Um
traço peculiar da crença cristã é o de orientar-se para além dos limites e das
condições da vida humana. Estabelecidos numa frágil contingência, os seres
humanos encontram-se estreitamente ligados ao húmus da terra e vivem do que se
produz nesse húmus. Sob esta perspectiva, a morte inicia um processo de
transformação do corpo, e, seus componentes se transformam em outros, que
passam a integrar o processamento do húmus. Deste modo, os elementos químicos
transformados poderão mesclar-se em plantas, e condições para outros seres vivos.
No entanto,
seria esta a única evidência para o fim último da nossa vida humana? Pelo
menos, na perspectiva cristológica não se associa a morte como a definitiva e
última palavra sobre a vida, mas, tampouco, tal noção leva a esperar tudo para
além da morte, crença que em alguns momentos alienou muitas pessoas do
compromisso concreto com a vida presente. Por outro lado, se tudo depende da
seleção natural e da sobrevivência dos mais fortes, dos espertos e dos ambiciosos,
como assimilar a condição das vítimas silenciadas, exploradas e eliminadas?

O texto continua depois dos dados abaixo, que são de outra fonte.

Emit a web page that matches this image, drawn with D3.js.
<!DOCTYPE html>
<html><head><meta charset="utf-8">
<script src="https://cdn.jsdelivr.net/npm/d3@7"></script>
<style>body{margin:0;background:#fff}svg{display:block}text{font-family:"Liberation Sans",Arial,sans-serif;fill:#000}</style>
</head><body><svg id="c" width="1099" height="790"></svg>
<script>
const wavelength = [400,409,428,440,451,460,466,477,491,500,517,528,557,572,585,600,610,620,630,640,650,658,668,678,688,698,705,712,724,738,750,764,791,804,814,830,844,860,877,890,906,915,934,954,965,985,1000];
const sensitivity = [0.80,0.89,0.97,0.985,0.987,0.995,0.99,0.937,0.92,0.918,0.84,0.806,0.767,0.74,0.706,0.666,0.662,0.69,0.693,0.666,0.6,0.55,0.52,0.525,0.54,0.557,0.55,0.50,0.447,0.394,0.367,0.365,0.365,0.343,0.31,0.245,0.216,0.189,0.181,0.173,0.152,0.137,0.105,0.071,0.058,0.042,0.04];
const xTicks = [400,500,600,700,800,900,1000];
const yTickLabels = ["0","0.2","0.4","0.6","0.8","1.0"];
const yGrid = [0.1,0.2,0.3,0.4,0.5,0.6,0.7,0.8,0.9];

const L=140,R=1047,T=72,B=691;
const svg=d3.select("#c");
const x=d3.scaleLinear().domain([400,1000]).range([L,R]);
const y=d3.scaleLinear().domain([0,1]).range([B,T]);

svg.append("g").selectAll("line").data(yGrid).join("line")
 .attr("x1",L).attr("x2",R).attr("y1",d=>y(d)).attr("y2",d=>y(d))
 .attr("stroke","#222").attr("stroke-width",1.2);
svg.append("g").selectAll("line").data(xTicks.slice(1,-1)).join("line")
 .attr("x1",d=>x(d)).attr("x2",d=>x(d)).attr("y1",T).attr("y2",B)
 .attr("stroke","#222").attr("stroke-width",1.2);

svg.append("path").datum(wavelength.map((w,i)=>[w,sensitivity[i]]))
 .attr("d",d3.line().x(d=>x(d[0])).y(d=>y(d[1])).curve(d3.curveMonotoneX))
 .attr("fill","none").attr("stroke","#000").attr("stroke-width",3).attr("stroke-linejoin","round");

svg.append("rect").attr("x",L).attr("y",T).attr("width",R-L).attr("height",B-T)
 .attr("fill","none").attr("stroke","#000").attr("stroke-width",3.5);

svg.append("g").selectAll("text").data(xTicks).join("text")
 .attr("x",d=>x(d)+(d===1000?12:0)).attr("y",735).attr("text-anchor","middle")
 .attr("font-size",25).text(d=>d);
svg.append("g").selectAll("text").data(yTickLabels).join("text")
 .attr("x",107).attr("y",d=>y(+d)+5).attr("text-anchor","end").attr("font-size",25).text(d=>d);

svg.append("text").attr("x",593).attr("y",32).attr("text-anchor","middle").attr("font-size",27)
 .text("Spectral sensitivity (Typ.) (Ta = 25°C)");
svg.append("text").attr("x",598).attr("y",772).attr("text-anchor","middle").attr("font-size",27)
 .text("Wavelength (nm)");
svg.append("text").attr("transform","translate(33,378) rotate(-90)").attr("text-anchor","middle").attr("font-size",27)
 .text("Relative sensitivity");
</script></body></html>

Já antes do Cristo a síntese bíblica
deduziu, diante das barbáries imperialistas, que os justos teriam condições
distintas dos malfeitores na vida, que se transforma para além da morte. Não
pensavam em reencarnação para chances de purificação ou de continuidade em
níveis de qualidade mais elevada, mas que, no âmbito de Deus, teriam uma
consideração muito distinta daquela dos malfeitores. O profeta Daniel intuía
que para os justos haveria vida mais plena e, para os ímpios, a condenação
eterna.
O
evangelista Mateus, diante e das ponderações de Daniel e de sua linguagem
apocalíptica, valeu-se do mesmo estrilo redacional para animar comunidades a se
manterem vivas e operantes diante da maldade do império romano e convidava seus
interlocutores a viver nesta adversidade, não simplesmente pelo fatalismo e
submissão a quem subjugava e matava, mas apontava para os discursos de Jesus
Cristo: viver bem e, atentamente, para interpretar os sinais que se
manifestavam, e, lidar com eles como o próprio Jesus procedeu na iminência da
sua morte: mesmo não desejando aquele desfecho, confiava em Deus e na certeza
de ser agraciado por seu amor.
Os discípulos puderam recordar que
Jesus não agiu sozinho em favor dos seus próprios interesses, mas, agiu
intensamente para que emergisse, no meio daquele caos, uma nova criação. Esta
esperança remetia a um sofrido e esperançoso parto para além daqueles processos
hediondos de morte imputados pelo império romano.